Data supplied:
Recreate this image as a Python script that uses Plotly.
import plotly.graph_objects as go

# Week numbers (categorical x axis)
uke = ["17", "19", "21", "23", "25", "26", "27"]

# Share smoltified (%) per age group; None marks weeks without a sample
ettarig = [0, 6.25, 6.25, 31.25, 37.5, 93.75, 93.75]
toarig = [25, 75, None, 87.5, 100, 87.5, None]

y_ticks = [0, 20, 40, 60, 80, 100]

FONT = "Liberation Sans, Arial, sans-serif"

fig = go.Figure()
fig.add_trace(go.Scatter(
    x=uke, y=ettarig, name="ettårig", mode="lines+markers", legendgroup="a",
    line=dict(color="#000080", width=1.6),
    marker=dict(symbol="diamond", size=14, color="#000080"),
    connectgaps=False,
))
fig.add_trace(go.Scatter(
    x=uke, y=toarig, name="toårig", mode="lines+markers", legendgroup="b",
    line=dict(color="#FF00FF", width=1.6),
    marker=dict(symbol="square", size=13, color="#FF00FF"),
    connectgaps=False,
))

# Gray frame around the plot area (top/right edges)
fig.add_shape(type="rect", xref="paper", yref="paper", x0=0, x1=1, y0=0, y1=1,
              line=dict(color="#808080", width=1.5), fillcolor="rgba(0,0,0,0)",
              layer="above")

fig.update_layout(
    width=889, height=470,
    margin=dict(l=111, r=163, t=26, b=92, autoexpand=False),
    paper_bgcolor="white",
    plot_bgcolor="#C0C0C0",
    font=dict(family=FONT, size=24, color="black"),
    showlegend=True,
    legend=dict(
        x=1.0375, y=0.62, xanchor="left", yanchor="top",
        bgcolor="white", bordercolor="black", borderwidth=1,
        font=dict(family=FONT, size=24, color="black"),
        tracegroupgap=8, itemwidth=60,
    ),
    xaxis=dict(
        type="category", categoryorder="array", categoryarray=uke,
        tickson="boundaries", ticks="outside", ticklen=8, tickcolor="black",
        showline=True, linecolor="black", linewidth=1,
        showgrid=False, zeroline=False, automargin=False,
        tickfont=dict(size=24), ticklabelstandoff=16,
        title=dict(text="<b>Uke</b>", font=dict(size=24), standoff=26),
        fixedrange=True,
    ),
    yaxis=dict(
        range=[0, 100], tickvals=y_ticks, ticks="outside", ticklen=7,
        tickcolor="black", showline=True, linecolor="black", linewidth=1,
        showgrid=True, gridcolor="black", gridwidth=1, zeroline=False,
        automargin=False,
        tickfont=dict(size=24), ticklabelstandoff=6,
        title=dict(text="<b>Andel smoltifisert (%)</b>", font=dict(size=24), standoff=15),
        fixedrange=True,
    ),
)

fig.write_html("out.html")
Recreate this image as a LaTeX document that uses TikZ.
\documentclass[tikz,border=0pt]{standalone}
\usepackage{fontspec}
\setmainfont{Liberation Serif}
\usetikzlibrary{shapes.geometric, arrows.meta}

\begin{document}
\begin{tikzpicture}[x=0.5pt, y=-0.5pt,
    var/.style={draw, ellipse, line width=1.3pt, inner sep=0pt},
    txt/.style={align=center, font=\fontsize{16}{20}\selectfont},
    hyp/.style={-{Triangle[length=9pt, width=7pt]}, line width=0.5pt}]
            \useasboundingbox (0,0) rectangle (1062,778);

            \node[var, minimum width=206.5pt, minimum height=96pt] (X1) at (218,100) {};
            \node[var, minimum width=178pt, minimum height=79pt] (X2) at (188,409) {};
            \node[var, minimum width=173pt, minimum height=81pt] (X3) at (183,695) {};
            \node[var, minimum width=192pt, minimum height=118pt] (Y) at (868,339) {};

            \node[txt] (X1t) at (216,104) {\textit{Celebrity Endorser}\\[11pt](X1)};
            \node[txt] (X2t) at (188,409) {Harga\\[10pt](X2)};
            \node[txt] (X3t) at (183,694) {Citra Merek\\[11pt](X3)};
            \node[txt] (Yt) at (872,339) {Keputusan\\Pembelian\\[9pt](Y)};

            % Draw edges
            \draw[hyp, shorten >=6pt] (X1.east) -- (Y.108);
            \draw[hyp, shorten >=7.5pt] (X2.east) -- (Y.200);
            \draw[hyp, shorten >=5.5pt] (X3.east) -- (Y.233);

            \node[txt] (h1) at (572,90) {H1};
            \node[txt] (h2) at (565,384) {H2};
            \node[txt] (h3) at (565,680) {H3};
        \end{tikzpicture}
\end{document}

Problem requirements:
Look through the listing and extract every line with "this" in it.

Output:
Recreate this image as a Python script that uses Plotly.
Recreate this image as a LaTeX document that uses TikZ.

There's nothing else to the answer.